Name for this power sum formula?

Question

http://mathworld.wolfram.com/PowerSum.html

$$\sum_{k=0}^n kx^k = \frac{x-(n+1)x^{n+1}+nx^{n+2}}{(x-1)^2}$$

Answer 1

This is analogous to the derivative of the sum of a finite geometric series. (It is not precisely that, it requires a multiplication of the ratio, but it's as close a way to describe it as I know.) I don't know a precise name for the sum however.

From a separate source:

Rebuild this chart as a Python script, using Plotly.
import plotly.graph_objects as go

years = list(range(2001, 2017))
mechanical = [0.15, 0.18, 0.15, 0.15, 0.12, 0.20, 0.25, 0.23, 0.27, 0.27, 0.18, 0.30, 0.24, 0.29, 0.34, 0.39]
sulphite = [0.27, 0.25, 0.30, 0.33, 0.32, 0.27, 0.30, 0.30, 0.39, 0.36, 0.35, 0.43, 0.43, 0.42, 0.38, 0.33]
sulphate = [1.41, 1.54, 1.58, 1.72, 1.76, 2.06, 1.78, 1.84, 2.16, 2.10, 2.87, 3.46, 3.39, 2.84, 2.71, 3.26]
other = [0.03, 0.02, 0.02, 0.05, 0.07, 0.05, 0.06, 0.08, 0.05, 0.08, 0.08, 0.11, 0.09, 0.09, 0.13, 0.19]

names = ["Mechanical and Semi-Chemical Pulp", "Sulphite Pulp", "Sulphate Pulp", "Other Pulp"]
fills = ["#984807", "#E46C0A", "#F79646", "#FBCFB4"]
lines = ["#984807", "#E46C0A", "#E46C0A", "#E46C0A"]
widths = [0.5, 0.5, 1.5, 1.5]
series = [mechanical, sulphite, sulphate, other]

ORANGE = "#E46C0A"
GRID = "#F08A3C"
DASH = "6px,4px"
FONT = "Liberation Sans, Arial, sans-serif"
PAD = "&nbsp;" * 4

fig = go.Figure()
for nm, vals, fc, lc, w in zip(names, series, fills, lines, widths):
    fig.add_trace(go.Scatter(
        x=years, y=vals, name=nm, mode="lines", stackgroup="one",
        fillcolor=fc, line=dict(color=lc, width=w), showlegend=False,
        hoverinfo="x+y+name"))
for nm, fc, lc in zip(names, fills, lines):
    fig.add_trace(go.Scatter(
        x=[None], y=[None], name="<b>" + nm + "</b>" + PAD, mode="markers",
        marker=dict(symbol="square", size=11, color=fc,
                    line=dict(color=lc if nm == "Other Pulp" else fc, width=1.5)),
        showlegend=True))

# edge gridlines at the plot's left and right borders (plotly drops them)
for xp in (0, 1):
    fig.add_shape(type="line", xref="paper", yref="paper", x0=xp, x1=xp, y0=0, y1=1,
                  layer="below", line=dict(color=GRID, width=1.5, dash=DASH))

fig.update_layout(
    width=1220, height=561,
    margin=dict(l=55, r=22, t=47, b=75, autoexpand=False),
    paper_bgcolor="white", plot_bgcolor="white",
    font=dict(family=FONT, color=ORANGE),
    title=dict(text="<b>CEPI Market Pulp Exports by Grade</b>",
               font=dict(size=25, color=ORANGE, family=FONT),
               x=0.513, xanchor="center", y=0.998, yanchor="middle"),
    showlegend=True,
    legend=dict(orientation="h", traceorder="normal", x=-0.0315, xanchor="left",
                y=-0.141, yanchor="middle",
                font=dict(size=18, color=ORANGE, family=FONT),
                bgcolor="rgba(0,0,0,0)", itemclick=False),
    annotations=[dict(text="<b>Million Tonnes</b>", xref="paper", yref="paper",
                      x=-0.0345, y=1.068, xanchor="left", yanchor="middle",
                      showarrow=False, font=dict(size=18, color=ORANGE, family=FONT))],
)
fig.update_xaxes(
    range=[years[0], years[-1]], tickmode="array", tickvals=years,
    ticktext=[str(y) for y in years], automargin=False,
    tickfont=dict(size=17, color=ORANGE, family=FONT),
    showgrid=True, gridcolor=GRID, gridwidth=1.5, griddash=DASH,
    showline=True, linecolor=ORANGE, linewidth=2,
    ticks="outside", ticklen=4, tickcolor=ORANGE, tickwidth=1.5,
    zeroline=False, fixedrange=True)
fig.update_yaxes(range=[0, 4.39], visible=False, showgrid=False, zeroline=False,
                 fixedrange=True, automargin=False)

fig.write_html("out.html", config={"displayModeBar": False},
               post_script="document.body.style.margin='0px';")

Recall, for a finite geometric series,

$$\sum_{k=0}^n x^k = \frac{x^{n+1} - 1}{x-1}$$

Take the derivative of each side with respect to $x$; with some simplification,

$$\sum_{k=1}^n kx^{k-1} = \frac{1 - (n+1) x^n + n x^{n+1}}{(x-1)^2}$$

Multiply through by $x$ (thus achieving $x^k$ in the sum). Then

$$\sum_{k=1}^n kx^{k} =\frac{x - (n+1) x^{n+1} + n x^{n+2}}{(x-1)^2}$$

Note that while your sum has an $k=0$ term, that term is zero $(0x^0)$, and thus unnecessary; i.e. it is equivalent to the sum above.